Stanford’s Ultra-Cheap Batteries Are Ushering in a New Age in Energy
A team of researchers from Stanford University has developed a battery using sodium that costs much less than lithium-ion batteries. The new batteries could offer a cheaper alternative to lithium without sacrificing performance.
Let’s Get Salty
Researchers from Stanford University have developed an inexpensive alternative to lithium-ion batteries that could better help us prepare for a renewable energy future. The group was able to create a sodium-based battery that can store the same amount of energy as a lithium-based battery at less than 80 percent of the cost. Other researchers have created sodium-based batteries in the past, but this new approach promises to be more cost-effective.

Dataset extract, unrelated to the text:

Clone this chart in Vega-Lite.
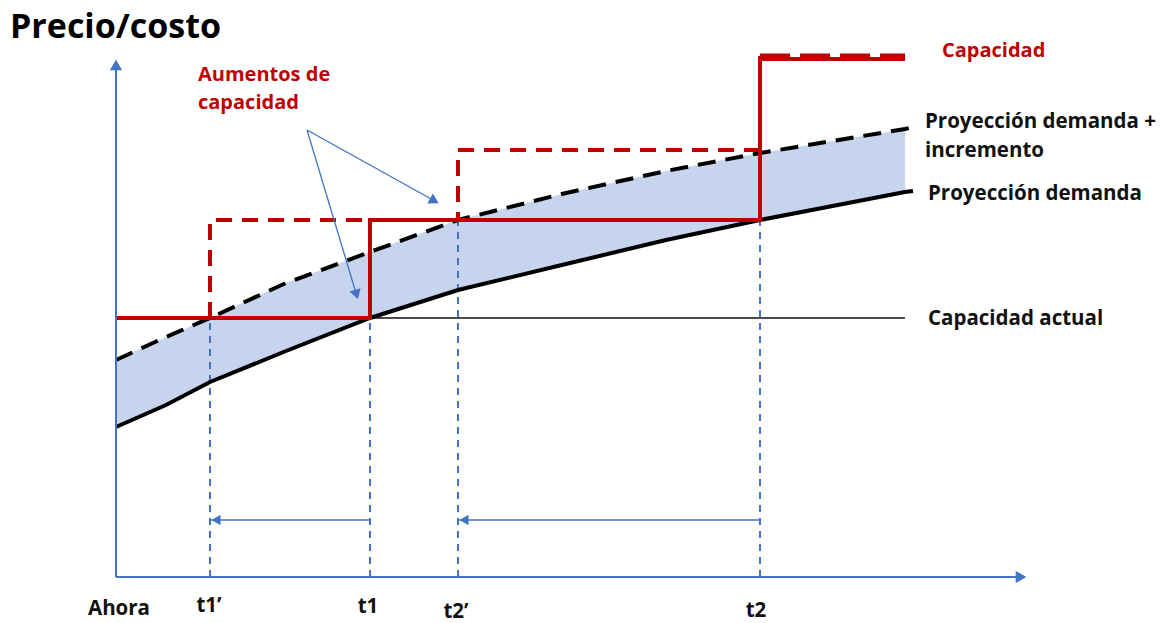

“Nothing may ever surpass lithium in performance,” said chemical engineer Zhenan Bao “But lithium is so rare and costly that we need to develop high-performance but low-cost batteries based on abundant elements like sodium.”
The sodium in the Stanford battery binds to a compound called myo-inositol, an organic compound found in household products like baby formula. And, just as sodium is much more abundant than lithium, myo-inositol can easily be derived from rice bran or found in the byproducts made during the process of milling corn. This will help to make materials gathering cost-effective.
Batteries are Key
Available access to battery storage is an essential factor in the clean energy revolution. Sources of renewable energy generation like solar and wind are typically reliant on unpredictable environmental factors. Batteries allow excess power to be stored during peak generating conditions and saved for use when conditions are less favorable.
Cheaper sodium-based batteries could help to make renewable power more accessible for regions where the cost of lithium-ion batteries is a significant financial barrier.
The Stanford battery still has a long way to go before it can be adapted into a consumer product. The team’s analysis focused on cost-performance comparisons but it did not consider volumetric energy density, or how big the sodium-ion batteries need to be in order to store the same amount of power as lithium-ion batteries.
However, despite the work still to be done, the team is confident that their design can be improved.